- _Source material_
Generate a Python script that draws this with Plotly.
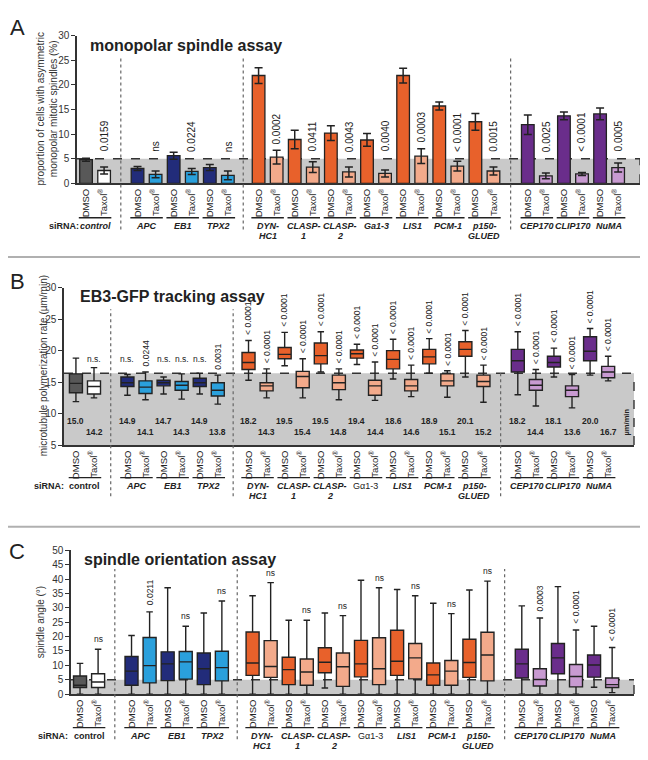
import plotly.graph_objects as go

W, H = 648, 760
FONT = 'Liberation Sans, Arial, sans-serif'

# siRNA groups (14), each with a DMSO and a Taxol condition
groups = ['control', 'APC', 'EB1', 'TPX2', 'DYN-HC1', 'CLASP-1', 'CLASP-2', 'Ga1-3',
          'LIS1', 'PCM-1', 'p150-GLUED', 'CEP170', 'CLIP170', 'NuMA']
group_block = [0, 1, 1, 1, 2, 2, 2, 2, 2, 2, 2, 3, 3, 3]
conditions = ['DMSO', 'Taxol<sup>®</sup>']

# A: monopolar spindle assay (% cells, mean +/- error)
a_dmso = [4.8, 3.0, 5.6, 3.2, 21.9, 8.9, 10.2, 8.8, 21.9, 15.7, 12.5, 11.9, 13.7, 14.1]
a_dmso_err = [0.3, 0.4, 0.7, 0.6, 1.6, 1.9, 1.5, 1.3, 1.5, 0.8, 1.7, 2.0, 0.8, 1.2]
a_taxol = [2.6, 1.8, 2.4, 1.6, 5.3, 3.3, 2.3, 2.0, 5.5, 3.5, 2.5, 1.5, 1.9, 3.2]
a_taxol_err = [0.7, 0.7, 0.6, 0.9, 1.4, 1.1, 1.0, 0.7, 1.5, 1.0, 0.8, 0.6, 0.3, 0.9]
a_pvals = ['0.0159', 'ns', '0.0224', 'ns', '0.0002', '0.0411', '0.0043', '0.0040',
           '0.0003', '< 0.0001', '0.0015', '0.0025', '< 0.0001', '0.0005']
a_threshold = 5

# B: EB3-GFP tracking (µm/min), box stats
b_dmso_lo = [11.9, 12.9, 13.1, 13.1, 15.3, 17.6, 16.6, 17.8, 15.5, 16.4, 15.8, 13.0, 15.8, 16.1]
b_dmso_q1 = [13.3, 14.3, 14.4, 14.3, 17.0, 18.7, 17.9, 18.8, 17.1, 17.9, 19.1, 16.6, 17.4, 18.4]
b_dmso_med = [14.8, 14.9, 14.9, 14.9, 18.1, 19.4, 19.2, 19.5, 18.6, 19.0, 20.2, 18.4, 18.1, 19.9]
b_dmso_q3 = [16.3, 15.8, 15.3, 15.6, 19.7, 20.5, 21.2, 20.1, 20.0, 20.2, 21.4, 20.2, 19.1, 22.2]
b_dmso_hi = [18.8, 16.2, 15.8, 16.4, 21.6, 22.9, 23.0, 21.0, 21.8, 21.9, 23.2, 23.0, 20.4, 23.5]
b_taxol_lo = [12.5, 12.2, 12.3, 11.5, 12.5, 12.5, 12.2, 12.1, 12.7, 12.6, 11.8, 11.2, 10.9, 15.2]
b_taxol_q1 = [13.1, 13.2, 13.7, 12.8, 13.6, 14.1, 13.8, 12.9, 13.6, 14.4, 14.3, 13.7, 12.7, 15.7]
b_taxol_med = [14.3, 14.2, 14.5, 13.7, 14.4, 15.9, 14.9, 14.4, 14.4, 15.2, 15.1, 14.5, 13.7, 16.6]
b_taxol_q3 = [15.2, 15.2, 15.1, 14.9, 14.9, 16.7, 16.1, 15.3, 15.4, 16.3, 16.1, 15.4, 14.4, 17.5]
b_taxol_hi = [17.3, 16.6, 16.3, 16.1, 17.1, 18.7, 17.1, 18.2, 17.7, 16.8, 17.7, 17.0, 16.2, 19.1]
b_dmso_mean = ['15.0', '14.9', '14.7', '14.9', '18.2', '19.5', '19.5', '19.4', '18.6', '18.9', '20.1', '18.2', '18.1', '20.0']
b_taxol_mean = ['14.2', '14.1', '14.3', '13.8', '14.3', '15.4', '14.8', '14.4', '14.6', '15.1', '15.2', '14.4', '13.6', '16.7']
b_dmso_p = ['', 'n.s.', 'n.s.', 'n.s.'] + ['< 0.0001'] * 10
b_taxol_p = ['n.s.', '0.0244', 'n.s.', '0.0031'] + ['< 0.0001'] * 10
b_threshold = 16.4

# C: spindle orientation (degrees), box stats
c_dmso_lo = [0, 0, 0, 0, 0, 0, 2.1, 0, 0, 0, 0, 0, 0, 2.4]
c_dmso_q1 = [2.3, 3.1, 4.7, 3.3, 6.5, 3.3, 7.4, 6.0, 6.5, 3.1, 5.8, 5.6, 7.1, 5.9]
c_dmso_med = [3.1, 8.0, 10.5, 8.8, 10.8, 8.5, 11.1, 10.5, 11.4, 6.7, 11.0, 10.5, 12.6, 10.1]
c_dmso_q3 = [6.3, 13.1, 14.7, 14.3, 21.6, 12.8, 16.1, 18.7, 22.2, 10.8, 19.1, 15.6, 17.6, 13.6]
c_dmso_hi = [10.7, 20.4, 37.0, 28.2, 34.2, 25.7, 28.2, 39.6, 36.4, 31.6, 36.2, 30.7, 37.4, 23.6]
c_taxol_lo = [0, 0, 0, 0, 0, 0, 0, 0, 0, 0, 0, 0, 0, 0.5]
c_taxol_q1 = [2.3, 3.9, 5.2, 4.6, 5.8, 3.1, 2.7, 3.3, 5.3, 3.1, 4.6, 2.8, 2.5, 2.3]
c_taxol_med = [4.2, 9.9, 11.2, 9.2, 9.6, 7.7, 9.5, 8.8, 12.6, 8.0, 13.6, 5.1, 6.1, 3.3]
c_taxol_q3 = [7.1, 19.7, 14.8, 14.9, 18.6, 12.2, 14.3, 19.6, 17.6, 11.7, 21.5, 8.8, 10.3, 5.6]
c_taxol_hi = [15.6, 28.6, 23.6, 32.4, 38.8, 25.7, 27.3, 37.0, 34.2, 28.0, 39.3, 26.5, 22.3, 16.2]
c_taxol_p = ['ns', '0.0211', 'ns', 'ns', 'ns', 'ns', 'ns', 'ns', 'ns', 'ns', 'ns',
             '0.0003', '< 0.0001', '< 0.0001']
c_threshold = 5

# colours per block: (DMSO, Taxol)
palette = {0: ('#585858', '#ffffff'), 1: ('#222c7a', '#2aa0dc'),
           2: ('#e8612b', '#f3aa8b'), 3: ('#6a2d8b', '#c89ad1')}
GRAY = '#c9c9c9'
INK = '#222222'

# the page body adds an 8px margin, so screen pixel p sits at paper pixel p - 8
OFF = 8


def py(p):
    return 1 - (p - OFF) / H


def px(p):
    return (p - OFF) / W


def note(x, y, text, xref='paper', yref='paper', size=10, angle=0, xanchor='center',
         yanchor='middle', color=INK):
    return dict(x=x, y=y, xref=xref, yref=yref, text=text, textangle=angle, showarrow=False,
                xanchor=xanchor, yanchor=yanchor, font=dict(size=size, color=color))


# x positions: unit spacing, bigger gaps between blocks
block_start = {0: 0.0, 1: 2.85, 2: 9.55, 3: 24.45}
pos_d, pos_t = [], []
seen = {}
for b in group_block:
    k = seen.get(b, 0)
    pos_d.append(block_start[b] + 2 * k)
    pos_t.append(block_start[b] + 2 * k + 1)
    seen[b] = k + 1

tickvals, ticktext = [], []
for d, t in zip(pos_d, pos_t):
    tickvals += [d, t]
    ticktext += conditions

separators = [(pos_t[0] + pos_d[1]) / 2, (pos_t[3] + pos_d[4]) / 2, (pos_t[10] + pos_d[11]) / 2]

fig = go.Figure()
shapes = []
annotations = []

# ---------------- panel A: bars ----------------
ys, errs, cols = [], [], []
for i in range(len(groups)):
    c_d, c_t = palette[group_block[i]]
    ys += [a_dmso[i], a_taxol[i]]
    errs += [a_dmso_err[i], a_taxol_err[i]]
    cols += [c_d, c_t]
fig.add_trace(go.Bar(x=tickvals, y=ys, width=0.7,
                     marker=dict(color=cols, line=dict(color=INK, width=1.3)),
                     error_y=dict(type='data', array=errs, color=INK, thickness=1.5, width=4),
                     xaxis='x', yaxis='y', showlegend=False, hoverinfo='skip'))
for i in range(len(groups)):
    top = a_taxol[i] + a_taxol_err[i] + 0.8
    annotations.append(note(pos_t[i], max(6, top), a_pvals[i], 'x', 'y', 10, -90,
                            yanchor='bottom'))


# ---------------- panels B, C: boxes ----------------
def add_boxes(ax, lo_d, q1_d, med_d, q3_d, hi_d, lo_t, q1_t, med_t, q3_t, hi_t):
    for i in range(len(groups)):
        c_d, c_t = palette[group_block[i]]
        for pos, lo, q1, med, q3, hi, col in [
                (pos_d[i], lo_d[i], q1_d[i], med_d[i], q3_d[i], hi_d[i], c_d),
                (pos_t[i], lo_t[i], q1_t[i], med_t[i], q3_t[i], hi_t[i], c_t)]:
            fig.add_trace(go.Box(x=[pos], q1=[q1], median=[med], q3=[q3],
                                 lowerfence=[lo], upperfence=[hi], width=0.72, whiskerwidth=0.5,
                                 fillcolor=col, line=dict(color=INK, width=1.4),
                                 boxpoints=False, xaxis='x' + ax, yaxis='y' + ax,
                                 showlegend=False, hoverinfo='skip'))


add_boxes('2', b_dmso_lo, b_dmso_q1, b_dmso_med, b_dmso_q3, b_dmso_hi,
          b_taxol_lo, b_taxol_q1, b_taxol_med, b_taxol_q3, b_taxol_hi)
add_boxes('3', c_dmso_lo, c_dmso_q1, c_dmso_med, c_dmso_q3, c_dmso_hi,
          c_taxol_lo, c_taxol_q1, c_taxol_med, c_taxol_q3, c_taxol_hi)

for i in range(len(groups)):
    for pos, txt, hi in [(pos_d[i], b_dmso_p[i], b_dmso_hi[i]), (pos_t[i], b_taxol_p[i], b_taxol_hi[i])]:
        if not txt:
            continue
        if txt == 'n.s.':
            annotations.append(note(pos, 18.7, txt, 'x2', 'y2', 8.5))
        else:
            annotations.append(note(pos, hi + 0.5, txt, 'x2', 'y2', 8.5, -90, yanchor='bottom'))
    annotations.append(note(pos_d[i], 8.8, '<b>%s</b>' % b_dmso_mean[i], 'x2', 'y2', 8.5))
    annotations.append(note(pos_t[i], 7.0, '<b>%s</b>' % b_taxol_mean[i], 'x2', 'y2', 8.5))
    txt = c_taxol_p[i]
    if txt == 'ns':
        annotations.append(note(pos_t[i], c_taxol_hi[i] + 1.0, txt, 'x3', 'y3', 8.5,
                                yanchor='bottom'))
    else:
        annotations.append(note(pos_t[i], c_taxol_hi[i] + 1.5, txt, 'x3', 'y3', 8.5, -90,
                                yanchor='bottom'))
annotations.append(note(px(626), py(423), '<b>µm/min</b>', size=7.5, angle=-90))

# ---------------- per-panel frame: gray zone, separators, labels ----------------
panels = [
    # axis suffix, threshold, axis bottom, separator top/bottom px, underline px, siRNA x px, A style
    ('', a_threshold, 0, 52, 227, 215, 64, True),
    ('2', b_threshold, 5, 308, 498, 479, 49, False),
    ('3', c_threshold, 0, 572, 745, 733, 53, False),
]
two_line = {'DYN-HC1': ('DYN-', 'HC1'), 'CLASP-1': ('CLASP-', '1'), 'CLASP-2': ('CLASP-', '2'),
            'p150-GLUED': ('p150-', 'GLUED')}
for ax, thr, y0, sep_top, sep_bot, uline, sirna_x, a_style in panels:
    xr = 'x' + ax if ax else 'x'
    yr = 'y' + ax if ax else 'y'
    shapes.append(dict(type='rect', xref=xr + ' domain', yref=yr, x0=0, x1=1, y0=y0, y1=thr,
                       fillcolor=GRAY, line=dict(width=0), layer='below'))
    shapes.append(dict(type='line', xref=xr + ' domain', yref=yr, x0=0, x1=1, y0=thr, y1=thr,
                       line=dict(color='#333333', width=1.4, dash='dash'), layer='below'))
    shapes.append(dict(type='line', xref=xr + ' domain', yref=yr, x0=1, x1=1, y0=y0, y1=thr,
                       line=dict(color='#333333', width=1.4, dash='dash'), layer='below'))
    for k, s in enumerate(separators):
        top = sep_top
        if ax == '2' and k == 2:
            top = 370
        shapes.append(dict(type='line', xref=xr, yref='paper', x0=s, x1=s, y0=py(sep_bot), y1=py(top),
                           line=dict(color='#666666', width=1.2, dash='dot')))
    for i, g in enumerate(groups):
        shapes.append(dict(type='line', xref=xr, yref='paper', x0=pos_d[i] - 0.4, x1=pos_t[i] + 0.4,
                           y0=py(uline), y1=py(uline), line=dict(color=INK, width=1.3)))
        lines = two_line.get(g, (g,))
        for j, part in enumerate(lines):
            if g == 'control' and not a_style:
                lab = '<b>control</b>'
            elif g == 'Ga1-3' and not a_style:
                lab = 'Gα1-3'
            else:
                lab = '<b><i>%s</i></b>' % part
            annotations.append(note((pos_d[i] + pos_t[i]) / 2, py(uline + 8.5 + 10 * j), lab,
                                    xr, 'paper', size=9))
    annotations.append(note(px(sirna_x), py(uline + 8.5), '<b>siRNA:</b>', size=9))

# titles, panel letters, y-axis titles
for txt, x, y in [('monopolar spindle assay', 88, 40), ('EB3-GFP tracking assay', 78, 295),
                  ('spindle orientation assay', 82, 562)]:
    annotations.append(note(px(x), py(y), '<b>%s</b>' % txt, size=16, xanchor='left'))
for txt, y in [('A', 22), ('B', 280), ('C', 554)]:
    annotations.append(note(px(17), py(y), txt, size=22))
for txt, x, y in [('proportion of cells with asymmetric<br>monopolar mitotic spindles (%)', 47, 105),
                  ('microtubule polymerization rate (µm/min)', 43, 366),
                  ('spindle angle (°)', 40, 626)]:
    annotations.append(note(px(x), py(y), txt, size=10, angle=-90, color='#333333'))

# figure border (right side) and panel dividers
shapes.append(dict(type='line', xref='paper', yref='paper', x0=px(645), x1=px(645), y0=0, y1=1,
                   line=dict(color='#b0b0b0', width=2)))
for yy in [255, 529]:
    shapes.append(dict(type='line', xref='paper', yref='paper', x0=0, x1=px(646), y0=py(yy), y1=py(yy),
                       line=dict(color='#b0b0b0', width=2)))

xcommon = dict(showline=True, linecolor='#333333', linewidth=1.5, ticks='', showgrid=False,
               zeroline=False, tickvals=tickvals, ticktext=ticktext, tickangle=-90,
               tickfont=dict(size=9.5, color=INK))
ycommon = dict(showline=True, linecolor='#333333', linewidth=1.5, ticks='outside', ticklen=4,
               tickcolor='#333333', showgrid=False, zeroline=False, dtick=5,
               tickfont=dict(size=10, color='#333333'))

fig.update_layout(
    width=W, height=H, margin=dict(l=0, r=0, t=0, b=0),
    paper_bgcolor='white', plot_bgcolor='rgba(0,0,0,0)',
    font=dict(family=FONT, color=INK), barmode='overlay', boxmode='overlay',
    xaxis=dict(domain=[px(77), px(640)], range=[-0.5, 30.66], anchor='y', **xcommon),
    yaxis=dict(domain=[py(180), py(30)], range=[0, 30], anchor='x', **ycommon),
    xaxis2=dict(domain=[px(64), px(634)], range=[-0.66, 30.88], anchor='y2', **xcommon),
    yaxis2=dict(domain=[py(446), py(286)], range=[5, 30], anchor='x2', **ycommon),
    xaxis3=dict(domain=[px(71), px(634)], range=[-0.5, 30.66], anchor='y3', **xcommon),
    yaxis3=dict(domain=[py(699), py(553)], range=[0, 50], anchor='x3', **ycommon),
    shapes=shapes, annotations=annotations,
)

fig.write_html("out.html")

- _What you have to do_
Leave out the pictures and repeat exactly the lines from the start of the material through the line that contains "FONT = 'Liberation Sans, Arial, sans-serif'", both included.

- _Exercise output_
Generate a Python script that draws this with Plotly.
import plotly.graph_objects as go

W, H = 648, 760
FONT = 'Liberation Sans, Arial, sans-serif'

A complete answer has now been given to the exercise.